INSTRUCTIONS FOR THE TASK: Reproduce the listing below word for word, with no pictures.

DATA SECTION:
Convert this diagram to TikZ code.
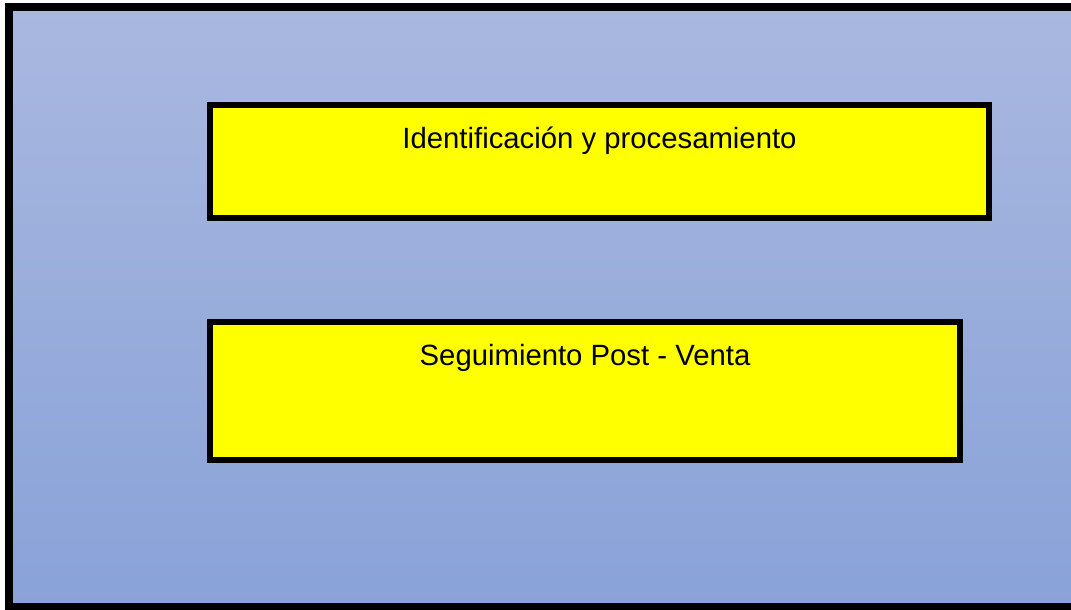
\documentclass[tikz,border=0pt]{standalone}
\usepackage{fontspec}
\setmainfont{Liberation Sans}
\usepackage{tikz}
\usetikzlibrary{positioning}
\definecolor{paneltop}{RGB}{169,184,224}
\definecolor{panelbottom}{RGB}{137,162,216}
\definecolor{boxyellow}{RGB}{255,255,0}

\begin{document}
\begin{tikzpicture}[
    x=1pt, y=1pt,
    panel/.style={
        draw=black,
        line width=8pt,
        top color=paneltop,
        bottom color=panelbottom,
    },
    stage/.style={
        rectangle,
        draw=black,
        line width=6pt,
        fill=boxyellow,
        inner sep=0pt,
        outer sep=0pt,
        anchor=north west,
        font=\fontsize{29.3}{35}\selectfont,
        text height=43pt,
    }
]
\useasboundingbox (0,0) rectangle (1071,-610);
\path[panel] (9,-7) rectangle (1076,-607);

\node[stage, minimum width=779pt, minimum height=113pt, text depth=70pt] (Ident) at (210,-105) {Identificación y procesamiento};
\node[stage, minimum width=750pt, minimum height=138pt, text depth=94pt, below=104pt of Ident.south west, anchor=north west] (Seg) {Seguimiento Post - Venta};
\end{tikzpicture}
\end{document}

RESULT:
Convert this diagram to TikZ code.
\documentclass[tikz,border=0pt]{standalone}
\usepackage{fontspec}
\setmainfont{Liberation Sans}
\usepackage{tikz}
\usetikzlibrary{positioning}
\definecolor{paneltop}{RGB}{169,184,224}
\definecolor{panelbottom}{RGB}{137,162,216}
\definecolor{boxyellow}{RGB}{255,255,0}

\begin{document}
\begin{tikzpicture}[
    x=1pt, y=1pt,
    panel/.style={
        draw=black,
        line width=8pt,
        top color=paneltop,
        bottom color=panelbottom,
    },
    stage/.style={
        rectangle,
        draw=black,
        line width=6pt,
        fill=boxyellow,
        inner sep=0pt,
        outer sep=0pt,
        anchor=north west,
        font=\fontsize{29.3}{35}\selectfont,
        text height=43pt,
    }
]
\useasboundingbox (0,0) rectangle (1071,-610);
\path[panel] (9,-7) rectangle (1076,-607);

\node[stage, minimum width=779pt, minimum height=113pt, text depth=70pt] (Ident) at (210,-105) {Identificación y procesamiento};
\node[stage, minimum width=750pt, minimum height=138pt, text depth=94pt, below=104pt of Ident.south west, anchor=north west] (Seg) {Seguimiento Post - Venta};
\end{tikzpicture}
\end{document}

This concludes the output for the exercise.